One of her most talked-about sections regards hair: “As women of color, the way our hair naturally grows out of our head is beautiful … But if we struggle to make it look like the standard, that means we are spending thousands of hours and lots of money straightening what is naturally curly hair.”

But here’s where the fashion show turns into something else: hours after the book’s release, conservative commentator Megyn Kelly went on the offensive.

She pointed out that Mrs. Obama is essentially saying that society’s standards prevent Black women from “just walking around with their natural hair.” Her retort was frank: “That is bulls**t.”

Kelly rightfully argued that every woman, irrespective of race, contends with hair styling pressure and that Mrs. Obama’s frame of victimhood is way overstated:

“Black women can walk around with whatever hair they want. Only in Michelle Obama’s warped mind do white people not like them unless their hair looks like white hair.”

“Virtually every woman I know spends a s**t ton of time on her hair and wants it to look better than God made it. It’s not a black thing. It’s a human thing, and it’s especially a woman thing… But she’s always reducing everything to race.”

The argument holds that many women, regardless of background, feel the pressure to meet aesthetic standards—hair, makeup, clothes, body image—because of pervasive cultural expectations, not solely because of racial bias. Framing this as a uniquely Black burden undermine shared agency and personal choice.

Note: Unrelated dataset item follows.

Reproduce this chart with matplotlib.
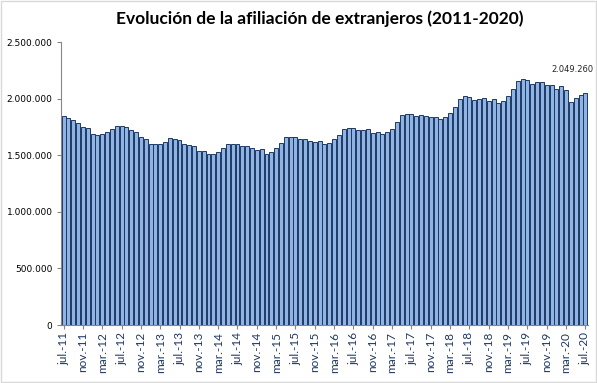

The assertion is that Mrs. Obama’s complaints about “grace” and being under a harsher glare seem disconnected from the tremendous privileges she enjoyed (White House residence, global recognition, media attention). Kelly points out that the Obamas were “on every magazine cover… treated like Camelot reincarnate.”

From this angle, the book seems less about fashion or empowerment and more about reframing life’s story through a lens of grievance.

Mrs. Obama even made sure her fashion choices stemmed from DEI:

“I thought about what I wanted to say with my fashion. I wanted to, you know, talk about inclusion, diversity, opening up opportunities.” She notes:
“The designers that I chose — there were young designers; there were women designers; there were also immigrant American designers… I was able to show the world the outstanding qualities of people who come from different places…”

It comes down to tone and framing. When a former First Lady with global fame writes about “not being ready” to wear braids or natural hair because “the country wasn’t ready,” one has to ask: who isn’t allowed what?

“I wasn’t sure whether the country was ready for it,” she writes of wearing braids as First Lady.

And then claims she and her husband “didn’t get the same fashionable ‘grace’ that other first ladies did.” According to Kelly, this is disingenuous:
“We weren’t as fascinated by her as she thinks we are.”

Mrs. Obama’s The Look could have been a compelling style memoir with cultural commentary—but instead it takes aim, repeatedly, at race and grievance. Meanwhile, the message is: “We were oppressed, so we couldn’t have had fun.” That mismatch of tone undermines what might otherwise have been an empowering project.

If Mrs. Obama aimed to reclaim a narrative, she may have just re-played the same script with new accessories.